Like so many works by Ravel, L’Heure espagnole seems always to have been, as they say, ‘lucky on disc’; one suspects that composers like him actually made their own luck in this regard, thanks to their impeccable and hence indestructible craftsmanship. Some notable versions, such as those under André Cluytens, Ernest Ansermet and Peter Maag, are difficult to come by and/or have problematically dated sound. Neither of these problems applies to Lorin Maazel’s famous performance from the early 1960s, however, which is still to be had as a ‘DG Original’: E4497692 – coupled in a two-disc set with L’Enfant et les sortilèges, Rimsky-Korsakov’s Capriccio espagnol and Stravinsky’s Chant du rossignol, all in brilliant performances from Maazel’s earliest years in the recording studio. Ultimately I don’t think that Slatkin can quite compete with Maazel: the latter’s speeds tend to be that crucial bit quicker, he conducts with real acuity and panache, and he has the superior orchestra; the wind sound of the ORTF Orchestra, especially that of the bassoon and horn, is characterful and memorable. Moreover Maazel’s cast, whilst hardly offering the ultimate in vocal allure — Gabriel Bacquier and José van Dam arguably excepted — offer something of a master-class in acting with the voice, so that the work becomes still more the vivacious conversation piece it needs to be.

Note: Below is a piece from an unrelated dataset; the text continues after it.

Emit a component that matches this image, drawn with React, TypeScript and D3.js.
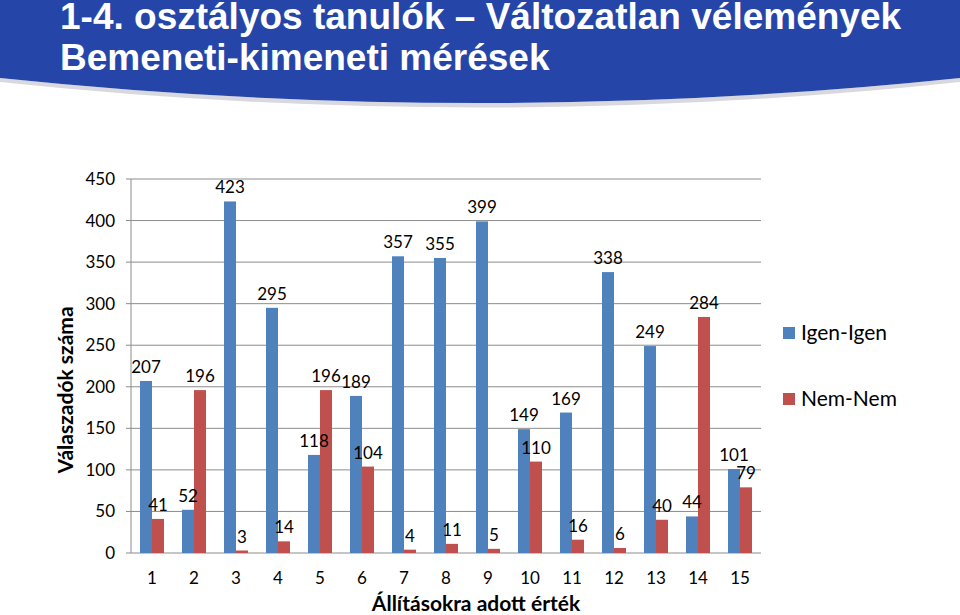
import React from "react";
import * as d3 from "d3";

const categories = ["1","2","3","4","5","6","7","8","9","10","11","12","13","14","15"];
const igenIgen = [207, 52, 423, 295, 118, 189, 357, 355, 399, 149, 169, 338, 249, 44, 101];
const nemNem = [41, 196, 3, 14, 196, 104, 4, 11, 5, 110, 16, 6, 40, 284, 79];
const yTicks = [0, 50, 100, 150, 200, 250, 300, 350, 400, 450];
const seriesNames = ["Igen-Igen", "Nem-Nem"];
const titleLines = ["1-4. osztályos tanulók – Változatlan vélemények", "Bemeneti-kimeneti mérések"];

const W = 960, H = 615;
const left = 131, right = 761, top = 179, bottom = 553;
const colors = ["#4F81BD", "#C0504D"];
const font = "Lato, 'Open Sans', sans-serif";

export default function App() {
  const x = d3.scaleBand<string>().domain(categories).range([left, right]).paddingInner(0).paddingOuter(0);
  const inner = d3.scaleBand<number>().domain([0, 1]).range([0, x.bandwidth()]).paddingInner(0).paddingOuter(0.75);
  const y = d3.scaleLinear().domain([0, 450]).range([bottom, top]);
  const series = [igenIgen, nemNem];

  const headerPath = d3.path();
  headerPath.moveTo(0, 0);
  headerPath.lineTo(W, 0);
  headerPath.lineTo(W, 78);
  headerPath.quadraticCurveTo(W / 2, 128, 0, 78);
  headerPath.closePath();
  const shadowPath = d3.path();
  shadowPath.moveTo(0, 78);
  shadowPath.quadraticCurveTo(W / 2, 128, W, 78);
  shadowPath.lineTo(W, 82);
  shadowPath.quadraticCurveTo(W / 2, 133, 0, 82);
  shadowPath.closePath();

  const barData = series.flatMap((vals, s) =>
    vals.map((v, i) => ({
      s,
      v,
      bx: (x(categories[i]) as number) + (inner(s) as number),
      bw: inner.bandwidth(),
    }))
  );

  return (
    <svg width={W} height={H} style={{ position: "absolute", left: 0, top: 0, background: "#fff" }}>
      <path d={shadowPath.toString()} fill="#d8d8de" />
      <path d={headerPath.toString()} fill="#2546a8" />
      {titleLines.map((t, i) => (
        <text key={i} x={60} y={29 + i * 41} fill="#fff" fontFamily="'Liberation Sans', Arial, sans-serif" fontWeight="bold" fontSize={37}>
          {t}
        </text>
      ))}

      {yTicks.map((t) => (
        <g key={t}>
          <line x1={left} x2={right} y1={y(t)} y2={y(t)} stroke="#8c8c8c" strokeWidth={1} />
          <line x1={left - 5} x2={left} y1={y(t)} y2={y(t)} stroke="#8c8c8c" />
          <text x={115} y={y(t) + 6} textAnchor="end" fontFamily={font} fontSize={17} fill="#000">{t}</text>
        </g>
      ))}
      <line x1={left} x2={left} y1={top} y2={bottom} stroke="#8c8c8c" />

      {barData.map((d, k) => (
        <rect key={"r" + k} x={d.bx} y={y(d.v)} width={d.bw} height={bottom - y(d.v)} fill={colors[d.s]} />
      ))}
      {barData.map((d, k) => (
        <text key={"t" + k} x={d.bx + d.bw / 2} y={y(d.v) - 8} textAnchor="middle" fontFamily={font} fontSize={17} fill="#000">{d.v}</text>
      ))}

      {categories.map((c) => (
        <text key={c} x={(x(c) as number) + x.bandwidth() / 2} y={584} textAnchor="middle" fontFamily={font} fontSize={17} fill="#000">{c}</text>
      ))}

      <text x={476} y={611} textAnchor="middle" fontFamily={font} fontSize={21} fontWeight="bold" fill="#000">Állításokra adott érték</text>
      <text transform={`translate(73,390) rotate(-90)`} textAnchor="middle" fontFamily={font} fontSize={21} fontWeight="bold" fill="#000">Válaszadók száma</text>

      {seriesNames.map((n, i) => (
        <g key={n}>
          <rect x={783} y={327 + i * 66} width={12} height={12} fill={colors[i]} />
          <text x={801} y={340 + i * 66} fontFamily={font} fontSize={21} fill="#000">{n}</text>
        </g>
      ))}
    </svg>
  );
}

Slatkin’s cause is by no means helped by his coupling, the three songs Ravel composed for G. W. Pabst’s 1933 film adaptation of Cervantes’ Don Quixote, which starred none other than the Russian bass Feodor Chaliapin. These songs, which were to be Ravel’s very last works, were not in fact used in the film, alternatives by, of all people, Jacques Ibert being preferred. They are nevertheless very fine, showing – to quote Weller – how the Don manages somehow to preserve his dignity ‘even as he is overcome by his emotion’. At seven minutes they do not constitute a very generous coupling; but the real problem is the soloist, François Le Roux, an estimable and supremely versatile baritone, whose voice now, however, is little more than a shadow of its former self. Given, not least, that they were originally conceived for Chaliapin, one can’t help wishing, however heretically, that the opportunity to perform the songs had been given instead to Nicolas Courjal.

Overall, then, this issue has its flaws; and it certainly faces powerful competition. On the other hand, it is thoroughly enjoyable, the sound is good, the price is right, and Isabelle Druet in particular is well worth hearing.